The more I thought about it, the more it made sense. Almost all electric cars deliver their grunt the same. There’s a jolt at the start followed by rapid acceleration and then, at highway speeds, they begin to fall off. You can extend the duration of this sequence by giving a car insane amounts of power like the Tesla Model S Plaid, which I’ve had the pleasure/discomfort of driving, but it’s always going to be that way. Without a multi-speed transmission, it’s inescapable. The power curve is locked in.
Combustion-powered cars are almost unbelievably more diverse. Most deliver power in a different way, make a different noise doing it, and send torque to the ground through a gearbox with distinct ratios. The transmission even makes the act of straight-line acceleration punctuated by little jolts of excitement—gear changes—and some do that jolt better than others. I could talk more about different engine configurations, induction methods, types of transmissions, and other interesting elements of ICE cars, but I think you get the point.
It’s almost like cars with internal combustion engines were intentionally designed to be entertaining. They weren’t, though. They are just naturally complex and interesting.
Electric cars are not conceptually complex, nor are they particularly interesting, at least relatively. There are simply fewer parts to be interested in. That’s great for something that just needs to get you from A to B. Automotive enthusiasm is not about getting from A to B.
This was reinforced even more when I attended the 24 Hours of Daytona last weekend. One particular class of cars, the GTPs, are hybrids. They get going using electric power and then bump-start their engines. The Cadillacs, with their naturally-aspirated 5.5-liter V8s, sound like an orchestra of combustion that hits you in the chest like a locomotive. “What if that V8 never kicked on?” I thought to myself. I try not to dwell on it.
Gimmicks Galore
Acceleration aside, the best electric cars can do to gin up excitement is to imitate ICE cars. Automakers agree in practice. Many can’t stomach electrifying some of their products and know many of their buyers would reject them if they tried right now. They are going to extreme lengths to keep these cars breathing. Others are trying everything to inject fun into their EVs.
Both Toyota and Hyundai are experimenting with BEVs that simulate gear changes and engine vibrations, for example. Indeed, Toyota is going as far as to experiment with a completely software-enabled manual transmission with an H-pattern shifter.
Almost all EVs play synthesized sounds, too, and not just the exterior noises that are mandated by federal law. They play tunes on the inside to add something to the driving experience. Everything from the Hummer EV to the aforementioned Mercedes I drove has fake propulsion noise. Porsche even went to the trouble of recording the real noises made by its e-motors and remixing them into the Taycan’s signature sound. Some of these efforts sound interesting. Ultimately, it’s all artificial. None of it is real.
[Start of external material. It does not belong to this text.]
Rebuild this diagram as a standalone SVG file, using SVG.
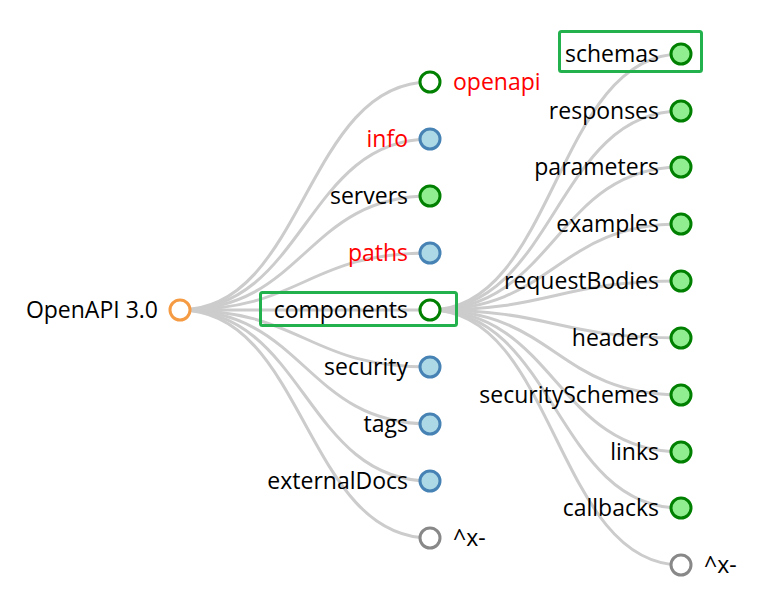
<svg xmlns="http://www.w3.org/2000/svg" width="766" height="599" viewBox="0 0 766 599">
<style>
.link{fill:none;stroke:#ccc;stroke-width:3}
text{font-family:"Open Sans","Noto Sans",sans-serif;font-size:23px;fill:#000;dominant-baseline:central}
.l{text-anchor:end}
.red{fill:#ff0000}
circle{stroke-width:3}
.root{fill:#fff;stroke:#f59b43}
.br{fill:#fff;stroke:#008000}
.lg{fill:#90ee90;stroke:#008000}
.lb{fill:#add8e6;stroke:#4682b4}
.gr{fill:#fff;stroke:#888}
.box{fill:none;stroke:#22b14c;stroke-width:3}
</style>
<g id="connectors">
<path class="link" d="M180,310C305,310 305,82 430,82"/>
<path class="link" d="M180,310C305,310 305,139 430,139"/>
<path class="link" d="M180,310C305,310 305,196 430,196"/>
<path class="link" d="M180,310C305,310 305,253 430,253"/>
<path class="link" d="M180,310C305,310 305,310 430,310"/>
<path class="link" d="M180,310C305,310 305,367 430,367"/>
<path class="link" d="M180,310C305,310 305,424 430,424"/>
<path class="link" d="M180,310C305,310 305,481 430,481"/>
<path class="link" d="M180,310C305,310 305,538 430,538"/>
<path class="link" d="M430,310C555.5,310 555.5,54 681,54"/>
<path class="link" d="M430,310C555.5,310 555.5,111 681,111"/>
<path class="link" d="M430,310C555.5,310 555.5,167 681,167"/>
<path class="link" d="M430,310C555.5,310 555.5,224 681,224"/>
<path class="link" d="M430,310C555.5,310 555.5,281 681,281"/>
<path class="link" d="M430,310C555.5,310 555.5,338 681,338"/>
<path class="link" d="M430,310C555.5,310 555.5,395 681,395"/>
<path class="link" d="M430,310C555.5,310 555.5,452 681,452"/>
<path class="link" d="M430,310C555.5,310 555.5,508 681,508"/>
<path class="link" d="M430,310C555.5,310 555.5,565 681,565"/>
</g>
<g id="root"><circle class="root" cx="180" cy="310" r="10"/><text class="l" x="158" y="309">OpenAPI 3.0</text></g>
<g id="openapi"><circle class="br" cx="430" cy="82" r="10"/><text class="red" x="453" y="81">openapi</text></g>
<g id="info"><circle class="lb" cx="430" cy="139" r="10"/><text class="l red" x="408" y="138">info</text></g>
<g id="servers"><circle class="lg" cx="430" cy="196" r="10"/><text class="l" x="408" y="195">servers</text></g>
<g id="paths"><circle class="lb" cx="430" cy="253" r="10"/><text class="l red" x="408" y="252">paths</text></g>
<g id="components"><rect class="box" x="260.5" y="292.5" width="196" height="33" rx="2"/><circle class="br" cx="430" cy="310" r="10"/><text class="l" x="408" y="309">components</text></g>
<g id="security"><circle class="lb" cx="430" cy="367" r="10"/><text class="l" x="408" y="366">security</text></g>
<g id="tags"><circle class="lb" cx="430" cy="424" r="10"/><text class="l" x="408" y="423">tags</text></g>
<g id="externalDocs"><circle class="lb" cx="430" cy="481" r="10"/><text class="l" x="408" y="480">externalDocs</text></g>
<g id="ext1"><circle class="gr" cx="430" cy="538" r="10"/><text x="453" y="537">^x-</text></g>
<g id="schemas"><rect class="box" x="559.5" y="31.5" width="142" height="40" rx="2"/><circle class="lg" cx="681" cy="54" r="10"/><text class="l" x="659" y="53">schemas</text></g>
<g id="responses"><circle class="lg" cx="681" cy="111" r="10"/><text class="l" x="659" y="110">responses</text></g>
<g id="parameters"><circle class="lg" cx="681" cy="167" r="10"/><text class="l" x="659" y="166">parameters</text></g>
<g id="examples"><circle class="lg" cx="681" cy="224" r="10"/><text class="l" x="659" y="223">examples</text></g>
<g id="requestBodies"><circle class="lg" cx="681" cy="281" r="10"/><text class="l" x="659" y="280">requestBodies</text></g>
<g id="headers"><circle class="lg" cx="681" cy="338" r="10"/><text class="l" x="659" y="337">headers</text></g>
<g id="securitySchemes"><circle class="lg" cx="681" cy="395" r="10"/><text class="l" x="659" y="394">securitySchemes</text></g>
<g id="links"><circle class="lg" cx="681" cy="452" r="10"/><text class="l" x="659" y="451">links</text></g>
<g id="callbacks"><circle class="lg" cx="681" cy="508" r="10"/><text class="l" x="659" y="507">callbacks</text></g>
<g id="ext2"><circle class="gr" cx="681" cy="565" r="10"/><text x="704" y="564">^x-</text></g>
</svg>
And those aren’t even sports cars. When it comes to coupes, hot hatches, and convertibles, a lot of automakers are simply declining to go fully electric. Mazda insists on keeping the featherweight Miata powered by internal combustion to maintain its dynamics. Porsche is developing sustainable “efuels” because it believes an electric 911 wouldn’t be a 911 at all. Toyota is even trying to run modified internal combustion engines on hydrogen gas, despite the low efficiency of such a setup and the laughable state of hydrogen refueling infrastructure.
The Bottom Line
Even without new propulsion technology, though, I will not give up the sorts of cars I love to drive. I’ve built an entire career not as a reporter, not as a writer, not even around my actual college degree. I’ve built it as a car enthusiast. Nobody is going to take that away from me. Nobody is going to talk me out of it. And it’s not just me who feels this way; at the very least, it’s millions of others.
They just can’t get enough of their Supra coming into boost, their crossplane V8 rumbling at idle, or their M3 screaming to 8,000 RPM. The people I witnessed sleeping in the stands at the 24 Hours of Daytona this year just because they love motorsports? You are never going to convince those people that EVs are more fun to drive unless they actually are. A fake gear change or a tone through a speaker is not going to make them play for the other team. Take a step back. They know too much.
They are, needless to say, not electrified. Neither am I. Not now, not next year, and probably not by the time the first out-and-out ICE bans are signed next decade. I’m open to electric vehicles changing for the better. I welcome lighter EVs, faster-charging EVs, even electric cars in shapes and sizes I know and love. But unless they can get as fun as what I know, unless they can hit those same satisfying notes for me and millions of others who live, breathe, and love cars, they’re going to keep playing second fiddle.